Cosimo Morelli (1732 – February 26, 1812) was an Italian architect, active throughout the Papal States in a Neoclassic style.

Biography
He was born at Imola. His father, also an architect, studied under Giovanni Domenico Trifogli, who was considered to be one of the Comacini, whose works were much appreciated in northern Italy. Cosimo is said to have studied geometry under Vincenzo Savini. Boni says of that Morelli was of a vast genius, and enterprising, he advanced rapidly in his new career; firm of character, pleasant tract, witty expression, he obtained the affection and esteem of many illustrious person.

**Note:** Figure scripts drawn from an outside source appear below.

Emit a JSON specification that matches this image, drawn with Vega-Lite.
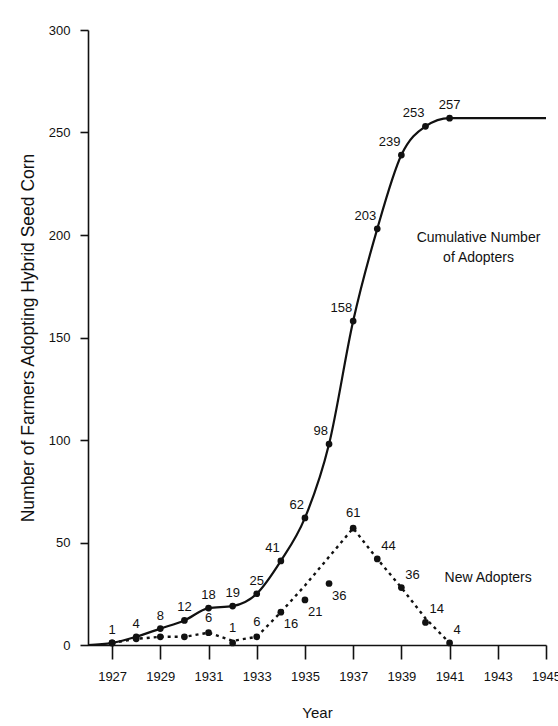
{
  "$schema": "https://vega.github.io/schema/vega-lite/v6.json",
  "width": 458,
  "height": 615,
  "autosize": "none",
  "padding": {"left": 88, "top": 30, "right": 12, "bottom": 81},
  "background": "white",
  "config": {
    "view": {"stroke": null},
    "font": "Liberation Sans",
    "text": {"font": "Liberation Sans", "fontSize": 13, "color": "#111"},
    "axis": {
      "grid": false,
      "domainColor": "#111",
      "domainWidth": 1.6,
      "tickColor": "#111",
      "tickWidth": 1.6,
      "labelColor": "#111",
      "titleColor": "#111",
      "labelFont": "Liberation Sans",
      "titleFont": "Liberation Sans",
      "titleFontWeight": "normal",
      "labelFontSize": 13
    }
  },
  "datasets": {
    "rows": [
      {"year": 1926, "cumulative": 0, "new": null, "trend": null, "newLabel": null},
      {"year": 1927, "cumulative": 1, "new": 1, "trend": 1, "newLabel": "1"},
      {"year": 1928, "cumulative": 4, "new": 3, "trend": 3, "newLabel": "3"},
      {"year": 1929, "cumulative": 8, "new": 4, "trend": 4, "newLabel": "4"},
      {"year": 1930, "cumulative": 12, "new": 4, "trend": 4, "newLabel": "4"},
      {"year": 1931, "cumulative": 18, "new": 6, "trend": 6, "newLabel": "6"},
      {"year": 1932, "cumulative": 19, "new": 1, "trend": 2, "newLabel": "1"},
      {"year": 1933, "cumulative": 25, "new": 4, "trend": 4, "newLabel": "6"},
      {"year": 1934, "cumulative": 41, "new": 16, "trend": 16, "newLabel": "16"},
      {"year": 1935, "cumulative": 62, "new": 22, "trend": 29, "newLabel": "21"},
      {"year": 1936, "cumulative": 98, "new": 30, "trend": 43, "newLabel": "36"},
      {"year": 1937, "cumulative": 158, "new": 57, "trend": 57, "newLabel": "61"},
      {"year": 1938, "cumulative": 203, "new": 42, "trend": 42, "newLabel": "44"},
      {"year": 1939, "cumulative": 239, "new": 28, "trend": 28, "newLabel": "36"},
      {"year": 1940, "cumulative": 253, "new": 11, "trend": 13, "newLabel": "14"},
      {"year": 1941, "cumulative": 257, "new": 1, "trend": 1, "newLabel": "4"},
      {"year": 1942, "cumulative": 257, "new": null, "trend": null, "newLabel": null},
      {"year": 1945, "cumulative": 257, "new": null, "trend": null, "newLabel": null}
    ],
    "notes": [
      {"year": 1942.2, "value": 198.5, "note": "Cumulative Number\nof Adopters"},
      {"year": 1942.6, "value": 32.5, "note": "New Adopters"}
    ]
  },
  "encoding": {
    "x": {
      "field": "year",
      "type": "quantitative",
      "scale": {"domain": [1926, 1945], "nice": false, "zero": false},
      "axis": {
        "title": "Year",
        "titleFontSize": 15,
        "titlePadding": 22,
        "values": [1927, 1929, 1931, 1933, 1935, 1937, 1939, 1941, 1943, 1945],
        "format": "d",
        "tickSize": 14,
        "labelPadding": 11,
        "labelFlush": false,
        "labelOverlap": false
      }
    },
    "y": {
      "type": "quantitative",
      "scale": {"domain": [0, 300], "nice": false},
      "axis": {
        "title": "Number of Farmers Adopting Hybrid Seed Corn",
        "titleFontSize": 17.5,
        "titlePadding": 11,
        "values": [0, 50, 100, 150, 200, 250, 300],
        "tickSize": 8,
        "labelPadding": 10
      }
    }
  },
  "layer": [
    {
      "data": {"name": "rows"},
      "mark": {"type": "line", "interpolate": "monotone", "color": "#111", "strokeWidth": 2.2},
      "encoding": {"y": {"field": "cumulative", "type": "quantitative"}}
    },
    {
      "data": {"name": "rows"},
      "transform": [{"filter": "datum.trend != null"}],
      "mark": {"type": "line", "color": "#111", "strokeWidth": 2.4, "strokeDash": [3, 4]},
      "encoding": {"y": {"field": "trend", "type": "quantitative"}}
    },
    {
      "data": {"name": "rows"},
      "transform": [{"filter": "datum.year >= 1927 && datum.year <= 1941"}],
      "mark": {"type": "point", "filled": true, "color": "#111", "size": 45, "opacity": 1},
      "encoding": {"y": {"field": "cumulative", "type": "quantitative"}}
    },
    {
      "data": {"name": "rows"},
      "transform": [{"filter": "datum.new != null"}],
      "mark": {"type": "point", "filled": true, "color": "#111", "size": 45, "opacity": 1},
      "encoding": {"y": {"field": "new", "type": "quantitative"}}
    },
    {
      "data": {"name": "rows"},
      "transform": [{"filter": "(datum.year >= 1927 && datum.year <= 1933) || datum.year == 1941"}],
      "mark": {"type": "text", "align": "center", "baseline": "bottom", "dy": -6},
      "encoding": {"y": {"field": "cumulative", "type": "quantitative"}, "text": {"field": "cumulative", "type": "quantitative"}}
    },
    {
      "data": {"name": "rows"},
      "transform": [{"filter": "datum.year >= 1934 && datum.year <= 1940"}],
      "mark": {"type": "text", "align": "right", "baseline": "bottom", "dx": -1, "dy": -6},
      "encoding": {"y": {"field": "cumulative", "type": "quantitative"}, "text": {"field": "cumulative", "type": "quantitative"}}
    },
    {
      "data": {"name": "rows"},
      "transform": [{"filter": "(datum.year >= 1931 && datum.year <= 1933) || datum.year == 1937"}],
      "mark": {"type": "text", "align": "center", "baseline": "bottom", "dy": -8},
      "encoding": {"y": {"field": "new", "type": "quantitative"}, "text": {"field": "newLabel", "type": "nominal"}}
    },
    {
      "data": {"name": "rows"},
      "transform": [{"filter": "datum.year >= 1934 && datum.year <= 1936"}],
      "mark": {"type": "text", "align": "left", "baseline": "top", "dx": 3, "dy": 6},
      "encoding": {"y": {"field": "new", "type": "quantitative"}, "text": {"field": "newLabel", "type": "nominal"}}
    },
    {
      "data": {"name": "rows"},
      "transform": [{"filter": "datum.year >= 1938 && datum.year <= 1941"}],
      "mark": {"type": "text", "align": "left", "baseline": "bottom", "dx": 4, "dy": -6},
      "encoding": {"y": {"field": "new", "type": "quantitative"}, "text": {"field": "newLabel", "type": "nominal"}}
    },
    {
      "data": {"name": "notes"},
      "mark": {"type": "text", "align": "center", "baseline": "middle", "fontSize": 14, "lineBreak": "\n", "lineHeight": 20},
      "encoding": {"y": {"field": "value", "type": "quantitative"}, "text": {"field": "note", "type": "nominal"}}
    }
  ]
}
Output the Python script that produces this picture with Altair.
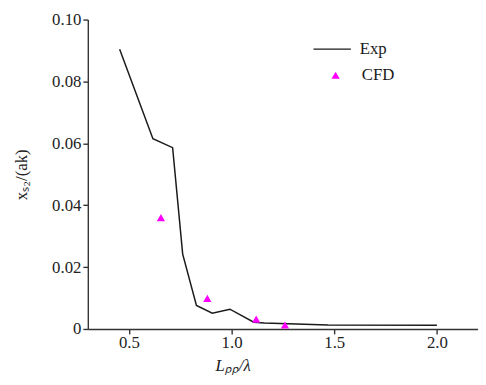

Morelli was the most prolific architect during the Pontifical States of the mid-18th century. He was knighted by Pius IX. thanks mostly to his relationship with the Roman curia and his ability to interpret and develop the tastes of his epoch. Under the tutelage of Pope Pius VII, Morelli build, renovated, and amplified numerous civic and religious buildings. His fame, beyond his talent, was partly due to employing a “team” of artisans and painters in his commissions, such as Alessandro Dalla Nave, Antonio Villa and Angelo Gottarelli, among others.

He died at Imola in 1812.

Works
Chiesa di San Prospero in Imola, finished on September 4, 1836, for Bishop  Giovanni Maria Mastai-Ferretti, who would later become Pope Pius IX, in 1846.
Palazzo Braschi in Rome, on Piazza Navona and Corso Vittorio Emanuele II, built for duke Luigi Braschi Onesti, nephew of Pius IX, which used to be a former palazzo for the Orsini family. Today it houses the Museum of Rome.
Teatro dell'Aquila in Fermo, in 1780, is renowned for its acoustics.
Teatro Lauro Rossi in Macerata, inaugurated in 1774 and still in use today.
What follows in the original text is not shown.